Quote approvals in NetSuite use transaction tokens that have a separate expiration from your main session timeout. These tokens are generated when you first access the quote and are validated at each approval step. If you have a multi-level approval workflow, each level validation checks the token freshness. The default transaction token timeout is often shorter than session timeout - typically 10-15 minutes. Check your token expiry settings under Setup > Company > General Preferences > Security.

I’ve successfully resolved the session expiration issues by systematically addressing all three focus areas.

For session timeout settings, I discovered that NetSuite has multiple timeout configurations that need to be aligned. The primary session timeout (Setup > Company > General Preferences > Session Management) was set to 60 minutes as I mentioned. However, there’s a separate “Transaction Token Timeout” setting buried in Setup > Company > General Preferences > Security > Token Management that was set to only 10 minutes. This transaction token is specifically used for approval workflows and form submissions. When approvers spent more than 10 minutes reviewing quote details, the transaction token expired even though their main session remained active. I increased the transaction token timeout to 30 minutes, which provides enough time for thorough quote reviews while maintaining reasonable security. I also enabled “Auto-extend Session on Activity” which resets the timeout counter whenever users interact with the page.

Regarding token expiry configuration, the root cause was more complex than a simple timeout mismatch. NetSuite’s multi-step approval workflows use a chain of tokens - each approval level generates a new token that references the previous level’s token. This creates a dependency chain where if any token in the sequence expires, the entire approval fails. Our 4-level approval hierarchy meant that by the time a quote reached the fourth approver, it was carrying token dependencies from three previous approval steps. If the first approver took 8 minutes and the second took 7 minutes, the third approver’s session would be working with tokens that were 15 minutes old, exceeding the 10-minute transaction token limit. The solution was twofold: I extended the transaction token timeout as mentioned above, and I also implemented token refresh by enabling “Regenerate Tokens at Each Approval Level” in the workflow configuration. This ensures each approval step gets a fresh token rather than inheriting stale tokens from previous steps.

For SSO IdP session alignment, I found a critical mismatch between our Okta session configuration and NetSuite’s token expectations. Our Okta application had a session lifetime of 8 hours, but the SAML assertion lifetime was set to only 5 minutes. This meant that while users had a valid Okta session, the SAML assertions that NetSuite uses to validate authentication were expiring quickly. NetSuite’s quote approval workflow makes multiple backend validation calls during the approval process, and each call validates the SAML assertion. When the assertion expired mid-approval, NetSuite treated it as a session expiration even though the user’s Okta session was still active. I coordinated with our identity team to extend the SAML assertion lifetime in Okta to 30 minutes, matching our NetSuite transaction token timeout.

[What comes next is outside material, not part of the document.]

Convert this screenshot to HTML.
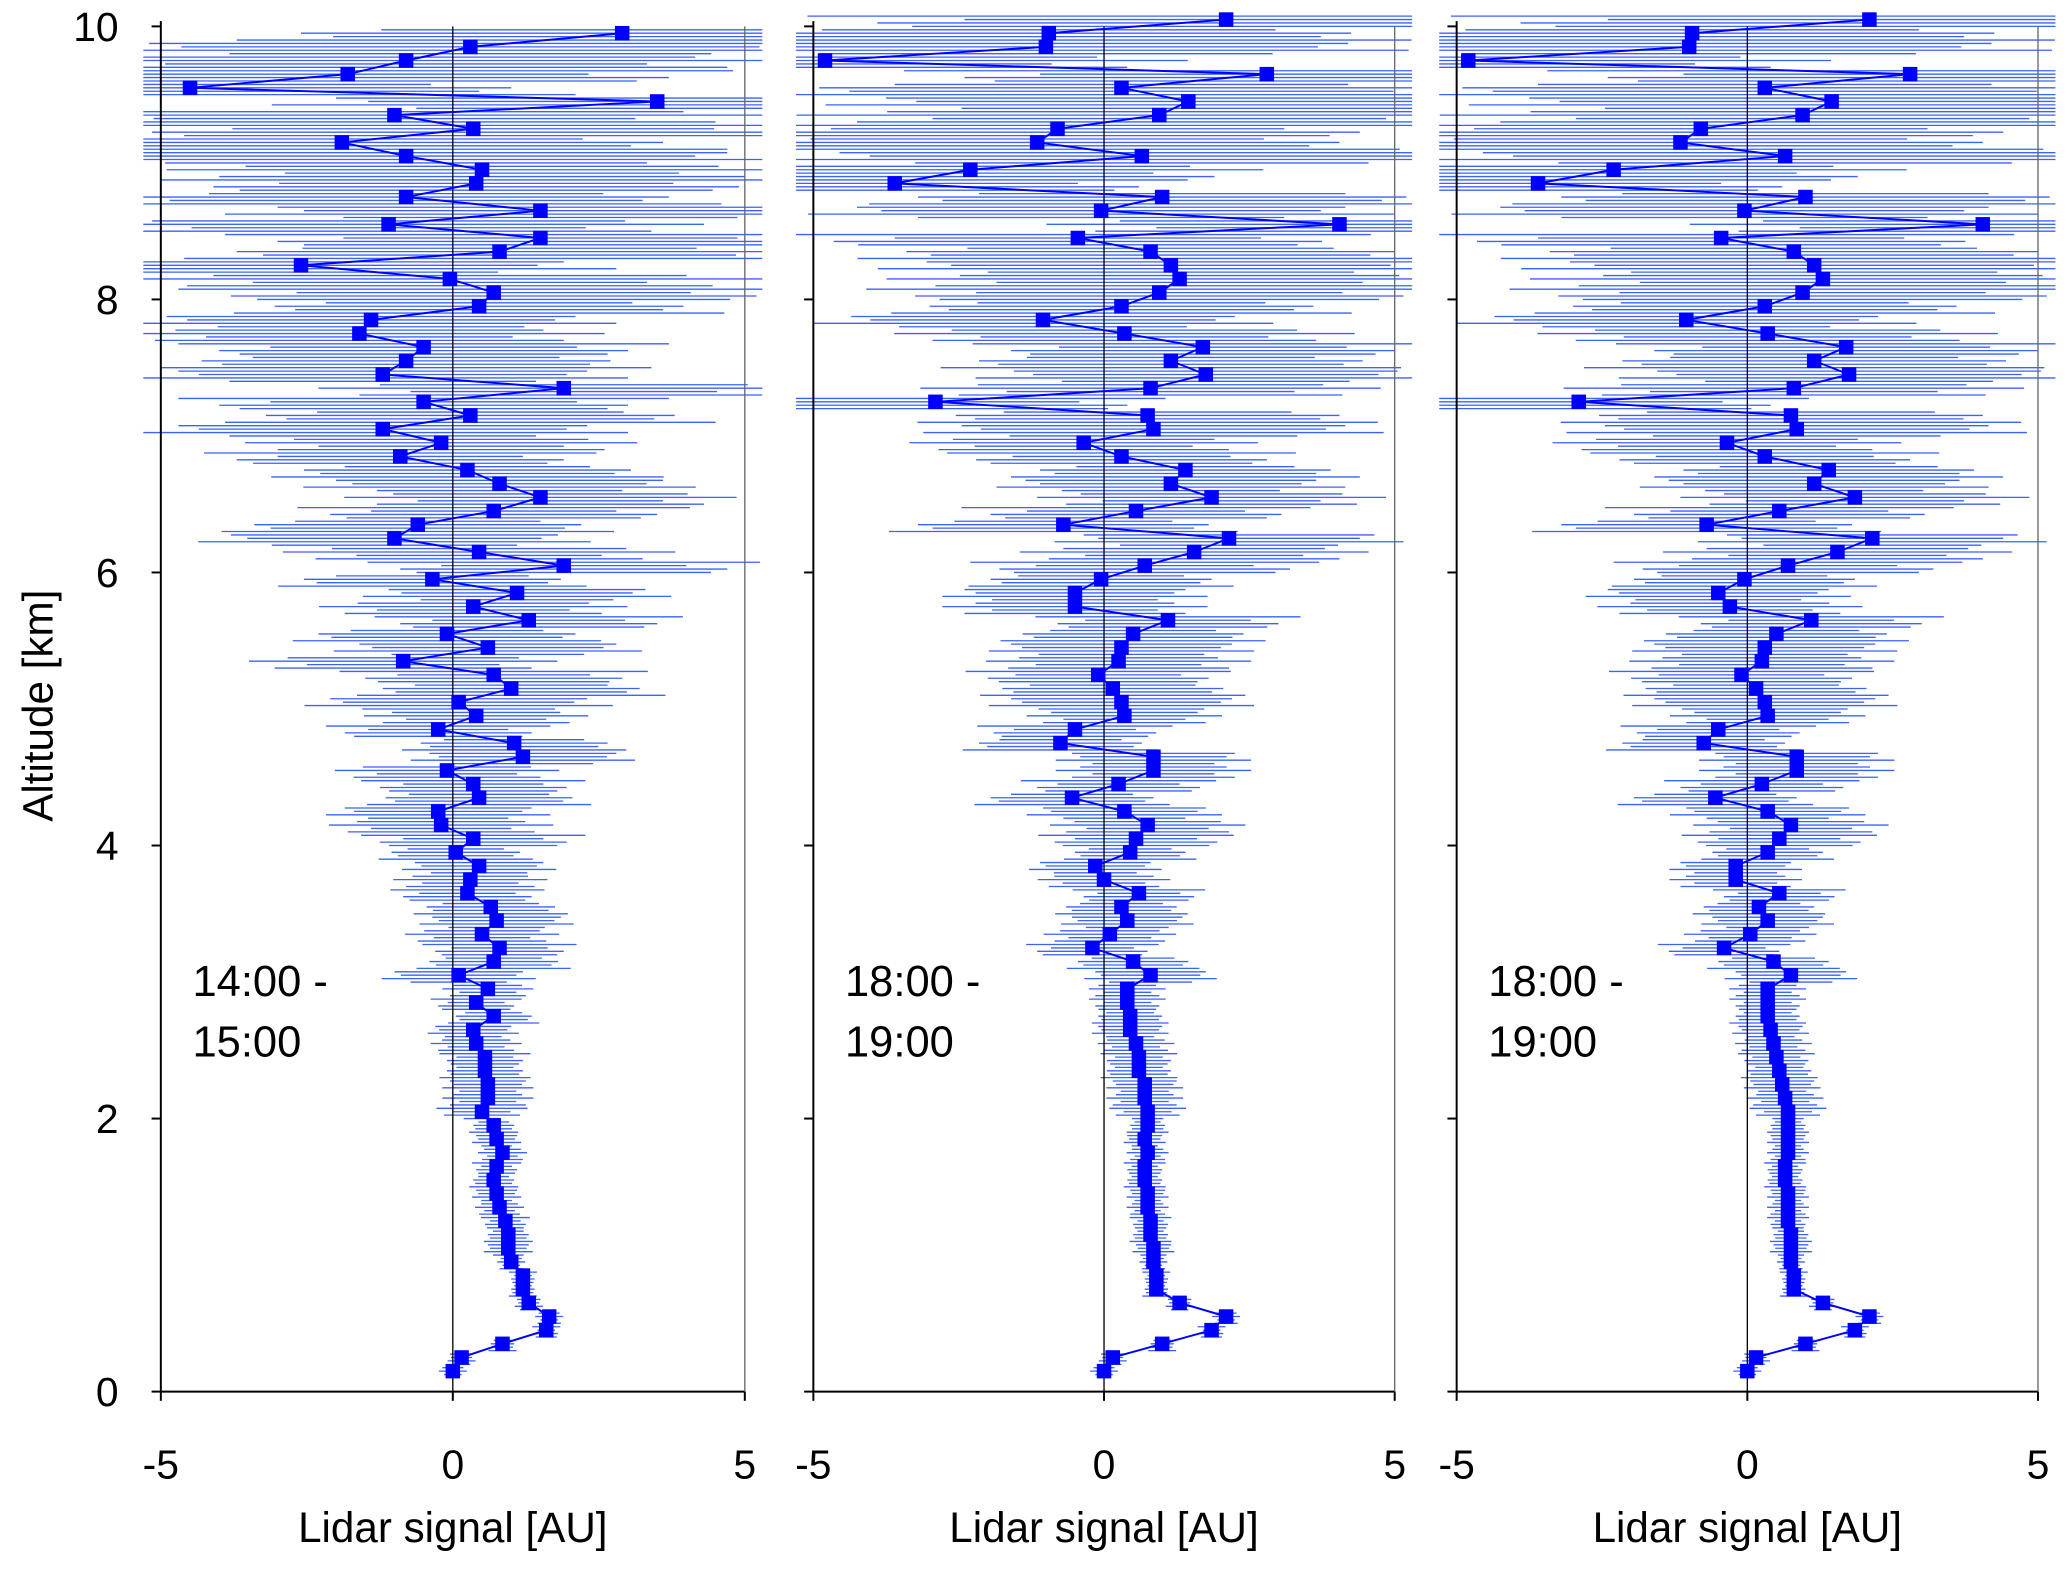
<!DOCTYPE html>
<html><head><meta charset="utf-8"><style>
html,body{margin:0;padding:0;background:#fff;}
svg{display:block;font-family:"Liberation Sans",Arial,sans-serif;}
</style></head><body>
<svg id="chart" width="2067" height="1571" viewBox="0 0 1568 1191" preserveAspectRatio="none" xmlns="http://www.w3.org/2000/svg">
<rect width="1568" height="1191" fill="#fff"/>
<text transform="translate(40,535) rotate(-90)" text-anchor="middle" font-size="32" fill="#000">Altitude [km]</text>
</svg>
<script>
const altitudes1 = [0.15,0.25,0.35,0.45,0.55,0.65,0.75,0.85,0.95,1.05,1.15,1.25,1.35,1.45,1.55,1.65,1.75,1.85,1.95,2.05,2.15,2.25,2.35,2.45,2.55,2.65,2.75,2.85,2.95,3.05,3.15,3.25,3.35,3.45,3.55,3.65,3.75,3.85,3.95,4.05,4.15,4.25,4.35,4.45,4.55,4.65,4.75,4.85,4.95,5.05,5.15,5.25,5.35,5.45,5.55,5.65,5.75,5.85,5.95,6.05,6.15,6.25,6.35,6.45,6.55,6.65,6.75,6.85,6.95,7.05,7.15,7.25,7.35,7.45,7.55,7.65,7.75,7.85,7.95,8.05,8.15,8.25,8.35,8.45,8.55,8.65,8.75,8.85,8.95,9.05,9.15,9.25,9.35,9.45,9.55,9.65,9.75,9.85,9.95];
const signal1 = [0,0.15,0.85,1.6,1.65,1.3,1.2,1.2,1.0,0.95,0.95,0.9,0.8,0.75,0.7,0.75,0.85,0.75,0.7,0.5,0.6,0.6,0.55,0.55,0.4,0.35,0.7,0.4,0.6,0.1,0.7,0.8,0.5,0.75,0.65,0.25,0.3,0.45,0.05,0.35,-0.2,-0.25,0.45,0.35,-0.1,1.2,1.05,-0.25,0.4,0.1,1.0,0.7,-0.85,0.6,-0.1,1.3,0.35,1.1,-0.35,1.9,0.45,-1.0,-0.6,0.7,1.5,0.8,0.25,-0.9,-0.2,-1.2,0.3,-0.5,1.9,-1.2,-0.8,-0.5,-1.6,-1.4,0.45,0.7,-0.05,-2.6,0.8,1.5,-1.1,1.5,-0.8,0.4,0.5,-0.8,-1.9,0.35,-1.0,3.5,-4.5,-1.8,-0.8,0.3,2.9];
const altitudes2 = [0.15,0.25,0.35,0.45,0.55,0.65,0.75,0.85,0.95,1.05,1.15,1.25,1.35,1.45,1.55,1.65,1.75,1.85,1.95,2.05,2.15,2.25,2.35,2.45,2.55,2.65,2.75,2.85,2.95,3.05,3.15,3.25,3.35,3.45,3.55,3.65,3.75,3.85,3.95,4.05,4.15,4.25,4.35,4.45,4.55,4.65,4.75,4.85,4.95,5.05,5.15,5.25,5.35,5.45,5.55,5.65,5.75,5.85,5.95,6.05,6.15,6.25,6.35,6.45,6.55,6.65,6.75,6.85,6.95,7.05,7.15,7.25,7.35,7.45,7.55,7.65,7.75,7.85,7.95,8.05,8.15,8.25,8.35,8.45,8.55,8.65,8.75,8.85,8.95,9.05,9.15,9.25,9.35,9.45,9.55,9.65,9.75,9.85,9.95,10.05];
const signal2 = [0,0.15,1.0,1.85,2.1,1.3,0.9,0.9,0.85,0.85,0.8,0.8,0.75,0.75,0.7,0.7,0.75,0.7,0.75,0.75,0.7,0.7,0.6,0.6,0.55,0.45,0.45,0.4,0.4,0.8,0.5,-0.2,0.1,0.4,0.3,0.6,0,-0.15,0.45,0.55,0.75,0.35,-0.55,0.25,0.85,0.85,-0.75,-0.5,0.35,0.3,0.15,-0.1,0.25,0.3,0.5,1.1,-0.5,-0.5,-0.05,0.7,1.55,2.15,-0.7,0.55,1.85,1.15,1.4,0.3,-0.35,0.85,0.75,-2.9,0.8,1.75,1.15,1.7,0.35,-1.05,0.3,0.95,1.3,1.15,0.8,-0.45,4.05,-0.05,1.0,-3.6,-2.3,0.65,-1.15,-0.8,0.95,1.45,0.3,2.8,-4.8,-1.0,-0.95,2.1];
const altitudes3 = altitudes2.slice();
const signal3 = [0,0.15,1.0,1.85,2.1,1.3,0.8,0.8,0.75,0.75,0.75,0.7,0.7,0.7,0.65,0.65,0.7,0.7,0.7,0.7,0.65,0.6,0.55,0.5,0.45,0.4,0.35,0.35,0.35,0.75,0.45,-0.4,0.05,0.35,0.2,0.55,-0.2,-0.2,0.35,0.55,0.75,0.35,-0.55,0.25,0.85,0.85,-0.75,-0.5,0.35,0.3,0.15,-0.1,0.25,0.3,0.5,1.1,-0.3,-0.5,-0.05,0.7,1.55,2.15,-0.7,0.55,1.85,1.15,1.4,0.3,-0.35,0.85,0.75,-2.9,0.8,1.75,1.15,1.7,0.35,-1.05,0.3,0.95,1.3,1.15,0.8,-0.45,4.05,-0.05,1.0,-3.6,-2.3,0.65,-1.15,-0.8,0.95,1.45,0.3,2.8,-4.8,-1.0,-0.95,2.1];
const errPerKm1 = [0.2,0.35,0.65,1.1,1.6,2.2,2.8,3.5,4.5,5.5,6];
const errPerKm2 = [0.2,0.3,0.55,0.95,1.4,1.9,2.5,3.3,4.2,5.2,6];
const errPerKm3 = [0.2,0.3,0.55,0.95,1.4,1.9,2.5,3.3,4.2,5.2,6];
const xTicks = [-5,0,5];
const yTicks = [0,2,4,6,8,10];
const labels1 = ["14:00 -","15:00"];
const labels2 = ["18:00 -","19:00"];
const labels3 = ["18:00 -","19:00"];

const NS="http://www.w3.org/2000/svg";
const svg=document.getElementById('chart');
function mk(tag,attrs,parent){const e=document.createElementNS(NS,tag);for(const k in attrs)e.setAttribute(k,attrs[k]);(parent||svg).appendChild(e);return e;}
const Y0=1055,Y10=20;
function yScale(a){return Y0+(Y10-Y0)*a/10;}
const jitter=[1,0.75,1.2,0.9];
const panels=[
 {x0:122,x1:565,alt:altitudes1,sig:signal1,err:errPerKm1,lab:labels1,name:'panel-1400'},
 {x0:617,x1:1058,alt:altitudes2,sig:signal2,err:errPerKm2,lab:labels2,name:'panel-1800-a'},
 {x0:1105,x1:1546,alt:altitudes3,sig:signal3,err:errPerKm3,lab:labels3,name:'panel-1800-b'}
];
panels.forEach((p,pi)=>{
 const g=mk('g',{});
 
 
 const xs=v=>p.x0+(v+5)/10*(p.x1-p.x0);
 const clip=v=>Math.max(-5.3,Math.min(5.3,v));
 const eg=mk('g',{stroke:'#3a62ff','stroke-width':1},g);
 
 
 p.alt.forEach((a,i)=>{
  for(let k=0;k<4;k++){
   const aa=a-0.05+k*0.025;
   if(aa<0.1||aa>10.08)continue;
   const e=p.err[Math.min(10,Math.floor(aa))]*jitter[(i+k)%4];
   const v=p.sig[i];
   const ln=mk('line',{x1:xs(clip(v-e)),x2:xs(clip(v+e)),y1:yScale(aa),y2:yScale(aa)},eg);
   
   
  }
 });
 mk('line',{x1:p.x0,x2:p.x0,y1:Y10-4,y2:Y0,stroke:'#000','stroke-width':1.5},g);
 mk('line',{x1:p.x0,x2:p.x1,y1:Y0,y2:Y0,stroke:'#000','stroke-width':1.5},g);
 mk('line',{x1:p.x1,x2:p.x1,y1:Y10,y2:Y0,stroke:'#666','stroke-width':1},g);
 mk('line',{x1:xs(0),x2:xs(0),y1:Y10,y2:Y0,stroke:'#000','stroke-width':1},g);
 yTicks.forEach(t=>{
  mk('line',{x1:p.x0-7,x2:p.x0,y1:yScale(t),y2:yScale(t),stroke:'#000','stroke-width':1.5},g);
  if(pi===0){const tx=mk('text',{x:p.x0-32,y:yScale(t)+11,'text-anchor':'end','font-size':31},g);tx.textContent=t;
   
   }
 });
 xTicks.forEach(t=>{
  mk('line',{x1:xs(t),x2:xs(t),y1:Y0,y2:Y0+7,stroke:'#000','stroke-width':1.5},g);
  const tx=mk('text',{x:xs(t),y:1121,'text-anchor':'middle','font-size':31},g);tx.textContent=t;
  
  
 });
 const xt=mk('text',{x:(p.x0+p.x1)/2,y:1169,'text-anchor':'middle','font-size':32},g);xt.textContent='Lidar signal [AU]';
 
 
 p.lab.forEach((s,i)=>{const t=mk('text',{x:p.x0+24,y:755+i*46,'font-size':33},g);t.textContent=s;
  
  });
 const pts=p.alt.map((a,i)=>xs(p.sig[i])+','+yScale(a)).join(' ');
 const pl=mk('polyline',{points:pts,fill:'none',stroke:'#0000ff','stroke-width':1.5},g);
 
 
 p.alt.forEach((a,i)=>{
  const r=mk('rect',{x:xs(p.sig[i])-5.5,y:yScale(a)-5.5,width:11,height:11,fill:'#0000ff'},g);
  
  
 });
});
</script>
</body></html>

Additionally, I discovered that our SSO configuration wasn’t properly handling token refresh. Okta can automatically refresh SAML assertions before they expire if configured correctly, but our NetSuite application in Okta had “Assertion Refresh” disabled. Enabling this feature allows Okta to proactively send new SAML assertions to NetSuite before the old ones expire, preventing mid-workflow authentication failures.

After implementing these changes - extending transaction token timeout to 30 minutes, enabling token regeneration at each approval level, extending SAML assertion lifetime to 30 minutes, and enabling assertion refresh in Okta - our sales team has completed over 200 multi-level quote approvals without a single session expiration error. The key insight was understanding that quote approvals involve multiple token types (session tokens, transaction tokens, CSRF tokens, and SAML assertions) that must all be properly configured and aligned for seamless multi-step workflows.